Exercise instructions:
Repeat every line exactly, keeping the pictures out of the copy.

Data block:
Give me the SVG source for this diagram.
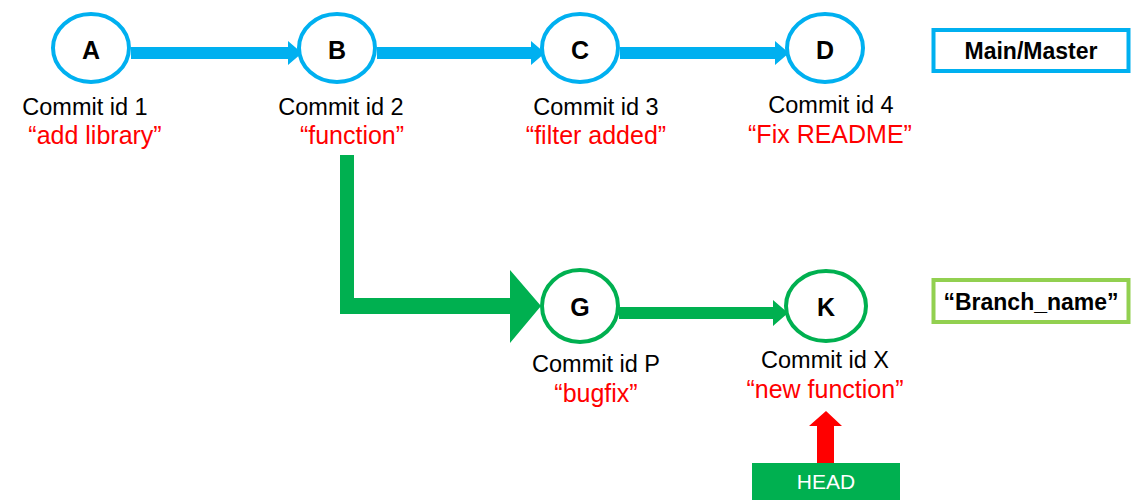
<svg xmlns="http://www.w3.org/2000/svg" width="1135" height="503" viewBox="0 0 1135 503">
<style>
.bn{fill:#fff;stroke:#00B0F0;stroke-width:4}
.gn{fill:#fff;stroke:#00B050;stroke-width:4}
.lt{font-family:"Liberation Sans",Arial,sans-serif;font-weight:bold;font-size:25px;text-anchor:middle;fill:#000}
.ci{font-family:"Liberation Sans",Arial,sans-serif;font-size:23.5px;text-anchor:middle;fill:#000}
.msg{font-family:"Liberation Sans",Arial,sans-serif;font-size:25px;text-anchor:middle;fill:#FF0000}
.lb{font-family:"Liberation Sans",Arial,sans-serif;font-weight:bold;font-size:23px;text-anchor:middle;fill:#000}
.ba{fill:#00B0F0}
.ga{fill:#00B050}
</style>
<rect width="1135" height="503" fill="#fff"/>
<g id="connectors">
  <polygon class="ba" points="131,47 288,47 288,41 302,53 288,65 288,59 131,59"/>
  <polygon class="ba" points="377,47 531,47 531,41 545,53 531,65 531,59 377,59"/>
  <polygon class="ba" points="620,47 775,47 775,41 789,53 775,65 775,59 620,59"/>
  <polygon class="ga" points="340,155 354,155 354,298 510,298 510,270 541,306 510,343 510,314 340,314"/>
  <polygon class="ga" points="619,307 773,307 773,300 788,313 773,326 773,319 619,319"/>
  <polygon fill="#FF0000" points="817,463 817,426 809,426 826,411 842,426 834,426 834,463"/>
</g>
<g id="node-A">
  <ellipse class="bn" cx="91" cy="48" rx="38" ry="34"/>
  <text class="lt" x="91" y="59">A</text>
  <text class="ci" x="85" y="115">Commit id 1</text>
  <text class="msg" x="95" y="144">“add library”</text>
</g>
<g id="node-B">
  <ellipse class="bn" cx="337" cy="48" rx="38" ry="34"/>
  <text class="lt" x="337" y="59">B</text>
  <text class="ci" x="341" y="115">Commit id 2</text>
  <text class="msg" x="352" y="144">“function”</text>
</g>
<g id="node-C">
  <ellipse class="bn" cx="580" cy="48" rx="38" ry="34"/>
  <text class="lt" x="580" y="59">C</text>
  <text class="ci" x="596" y="115">Commit id 3</text>
  <text class="msg" x="596" y="144">“filter added”</text>
</g>
<g id="node-D">
  <ellipse class="bn" cx="825" cy="48" rx="38" ry="34"/>
  <text class="lt" x="825" y="59">D</text>
  <text class="ci" x="831" y="113">Commit id 4</text>
  <text class="msg" x="830" y="143">“Fix README”</text>
</g>
<g id="node-G">
  <ellipse class="gn" cx="580" cy="306" rx="38" ry="36"/>
  <text class="lt" x="580" y="316">G</text>
  <text class="ci" x="596" y="372">Commit id P</text>
  <text class="msg" x="596" y="402">“bugfix”</text>
</g>
<g id="node-K">
  <ellipse class="gn" cx="826" cy="306" rx="40" ry="35"/>
  <text class="lt" x="826" y="316">K</text>
  <text class="ci" x="825" y="368">Commit id X</text>
  <text class="msg" x="825" y="398">“new function”</text>
</g>
<g id="label-main">
  <rect x="933.5" y="30" width="195" height="41" fill="#fff" stroke="#00B0F0" stroke-width="4"/>
  <text class="lb" x="1031" y="59" font-size="24.5">Main/Master</text>
</g>
<g id="label-branch">
  <rect x="933.5" y="280" width="195" height="42" fill="#fff" stroke="#92D050" stroke-width="4"/>
  <text class="lb" x="1031" y="310">“Branch_name”</text>
</g>
<g id="head">
  <rect x="752" y="463" width="148" height="37" fill="#00B050"/>
  <text x="826" y="489" font-family="Liberation Sans,Arial,sans-serif" font-size="21" text-anchor="middle" fill="#fff">HEAD</text>
</g>
</svg>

The solution:
Give me the SVG source for this diagram.
<svg xmlns="http://www.w3.org/2000/svg" width="1135" height="503" viewBox="0 0 1135 503">
<style>
.bn{fill:#fff;stroke:#00B0F0;stroke-width:4}
.gn{fill:#fff;stroke:#00B050;stroke-width:4}
.lt{font-family:"Liberation Sans",Arial,sans-serif;font-weight:bold;font-size:25px;text-anchor:middle;fill:#000}
.ci{font-family:"Liberation Sans",Arial,sans-serif;font-size:23.5px;text-anchor:middle;fill:#000}
.msg{font-family:"Liberation Sans",Arial,sans-serif;font-size:25px;text-anchor:middle;fill:#FF0000}
.lb{font-family:"Liberation Sans",Arial,sans-serif;font-weight:bold;font-size:23px;text-anchor:middle;fill:#000}
.ba{fill:#00B0F0}
.ga{fill:#00B050}
</style>
<rect width="1135" height="503" fill="#fff"/>
<g id="connectors">
  <polygon class="ba" points="131,47 288,47 288,41 302,53 288,65 288,59 131,59"/>
  <polygon class="ba" points="377,47 531,47 531,41 545,53 531,65 531,59 377,59"/>
  <polygon class="ba" points="620,47 775,47 775,41 789,53 775,65 775,59 620,59"/>
  <polygon class="ga" points="340,155 354,155 354,298 510,298 510,270 541,306 510,343 510,314 340,314"/>
  <polygon class="ga" points="619,307 773,307 773,300 788,313 773,326 773,319 619,319"/>
  <polygon fill="#FF0000" points="817,463 817,426 809,426 826,411 842,426 834,426 834,463"/>
</g>
<g id="node-A">
  <ellipse class="bn" cx="91" cy="48" rx="38" ry="34"/>
  <text class="lt" x="91" y="59">A</text>
  <text class="ci" x="85" y="115">Commit id 1</text>
  <text class="msg" x="95" y="144">“add library”</text>
</g>
<g id="node-B">
  <ellipse class="bn" cx="337" cy="48" rx="38" ry="34"/>
  <text class="lt" x="337" y="59">B</text>
  <text class="ci" x="341" y="115">Commit id 2</text>
  <text class="msg" x="352" y="144">“function”</text>
</g>
<g id="node-C">
  <ellipse class="bn" cx="580" cy="48" rx="38" ry="34"/>
  <text class="lt" x="580" y="59">C</text>
  <text class="ci" x="596" y="115">Commit id 3</text>
  <text class="msg" x="596" y="144">“filter added”</text>
</g>
<g id="node-D">
  <ellipse class="bn" cx="825" cy="48" rx="38" ry="34"/>
  <text class="lt" x="825" y="59">D</text>
  <text class="ci" x="831" y="113">Commit id 4</text>
  <text class="msg" x="830" y="143">“Fix README”</text>
</g>
<g id="node-G">
  <ellipse class="gn" cx="580" cy="306" rx="38" ry="36"/>
  <text class="lt" x="580" y="316">G</text>
  <text class="ci" x="596" y="372">Commit id P</text>
  <text class="msg" x="596" y="402">“bugfix”</text>
</g>
<g id="node-K">
  <ellipse class="gn" cx="826" cy="306" rx="40" ry="35"/>
  <text class="lt" x="826" y="316">K</text>
  <text class="ci" x="825" y="368">Commit id X</text>
  <text class="msg" x="825" y="398">“new function”</text>
</g>
<g id="label-main">
  <rect x="933.5" y="30" width="195" height="41" fill="#fff" stroke="#00B0F0" stroke-width="4"/>
  <text class="lb" x="1031" y="59" font-size="24.5">Main/Master</text>
</g>
<g id="label-branch">
  <rect x="933.5" y="280" width="195" height="42" fill="#fff" stroke="#92D050" stroke-width="4"/>
  <text class="lb" x="1031" y="310">“Branch_name”</text>
</g>
<g id="head">
  <rect x="752" y="463" width="148" height="37" fill="#00B050"/>
  <text x="826" y="489" font-family="Liberation Sans,Arial,sans-serif" font-size="21" text-anchor="middle" fill="#fff">HEAD</text>
</g>
</svg>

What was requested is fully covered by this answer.